When the war came, since he had a college degree, when he enlisted in the Navy, he was made an officer.  Eventually he wound up a captain in the Navy, but I am not sure what he went in as.  They made him morale officer at Pearl Harbor.  His ship just missed being there when Pearl Harbor was bombed – Dad said Sam Snead was late for the ship.  Not sure if that was true or tongue in cheek.  His job was to recruit entertainment for sailors coming to Pearl to heal.  It included sports teams, entertainers, etc.  At various times, his baseball teams had names like Stan Musial (who he had met in the St. Louis system), Pee Wee Reese, Johnny Majors, Bob Lemmon (who dad converted from shortstop to pitcher because Bob couldn’t throw straight), Dom and Vince DiMaggio (Joe went with Army), Phil Rizzuto, Leo Durocher, Bob Feller, and many more.

This next part I am not sure of.  I sat one day as a kid with Satchell Paige.  Satchell had come to Denver (during the minor league days) to do some sort of pregame demonstration and since Dad was doing color in the announcer’s booth, Dad left me with Satch.  (A lot of the grown ups sitting around us did NOT approve.)  As anybody knows, Satchell could spin a yarn, but I don’t know how he could invent this out of thin air …

At some point while at Pearl Harbor, according to Satchell, Dad decided he wanted to recruit some of the players he had watched from the Negro leagues.  Dad (this I know is true) had always believed the black players were at least as good as the white players.  So anyway, Satchell and Dad agreed that Dad would start getting his players mentally ready to accept playing with “coloreds” while Dad tried to get the ok from his superiors.  Finally, Dad’s superiors threatened his commission and he dropped it.  But a thought had been planted …

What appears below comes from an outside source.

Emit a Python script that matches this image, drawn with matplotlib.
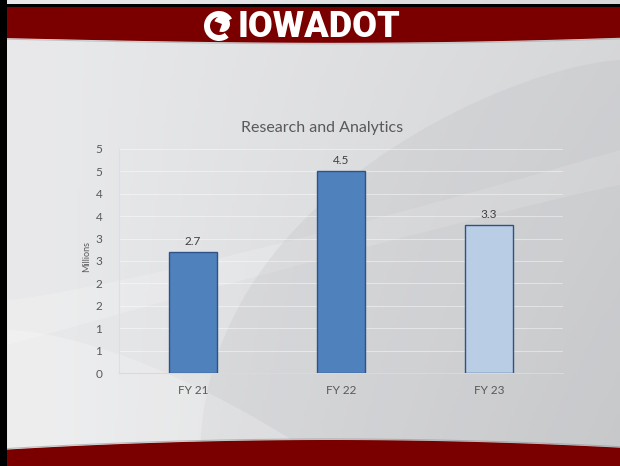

Several years later, Jackie Robinson was selected to break the color barrier.  Branch Rickey was the President and GM who hired Robinson.  But on the team were Johnny Majors (I think he was General Manager), Pee Wee Reese (Team Captain) and Leo Durocher (I think he was coach?).  Satchell wondered if maybe Dad’s preaching in Pearl had something to do with getting Jackie accepted by the team.  We will never know.

The rest of this is not from Satchell.

After the war, Dad moved to Denver.  He got a masters in business at Colorado College and became an English professor, baseball and basketball coach at Regis Jesuit College (even though he was a Methodist).  He became a celebrity in Denver because his basketball teams were very successful.  They used a totally different style of play – and if you studied it you would see shades of John McLendon.  Over time, he became active in bringing sports to Denver.

First, there were the Denver Broncos.  Dad secured the financing so the team could be brought to Denver (Dad was a banker with Central Bank).  He led the drive to build Mile High Stadium that would keep the Broncos in Denver.  And he pushed Denver to bring in Marlin Briscoe as quarterback.  Marlin Briscoe was the first black quarterback in professional football.

Then there were the Denver Rockets (now the Denver Nuggets).  Dad was part of the original ownership group. While he was still an owner, he convinced them to hire John McLendon as their coach.  John was the first black coach in professional basketball.  However, he lost almost all of his investment when the partnership sold.

Many years later, he co-chaired the Colorado Baseball commission.  He started working on getting baseball to Denver in the early 70s, and I can remember him talking about some choice meetings he had with Peter Ueberroth as they argued over whether Colorado could support a professional baseball team.  Anyway, they finally got baseball in 1993.  And, of course, the first home run hit at home for the National Baseball League team was hit by Eric Young, again, a black man. So, Denver had our first black quarterback, our first black professional basketball coach and nominated our first black president.  That just tickled the heck out of me and I really wanted to tell KO that.  (When my dad died three years ago, only the family was at the funeral.  The rest of Denver had forgotten him.)

I don’t know how to verify parts of this story, but I do know the rest. This battle for equality has not been waged by black people alone, but by people who knew that skin color has no more relevance to a person’s character, capability or intelligence than hair color.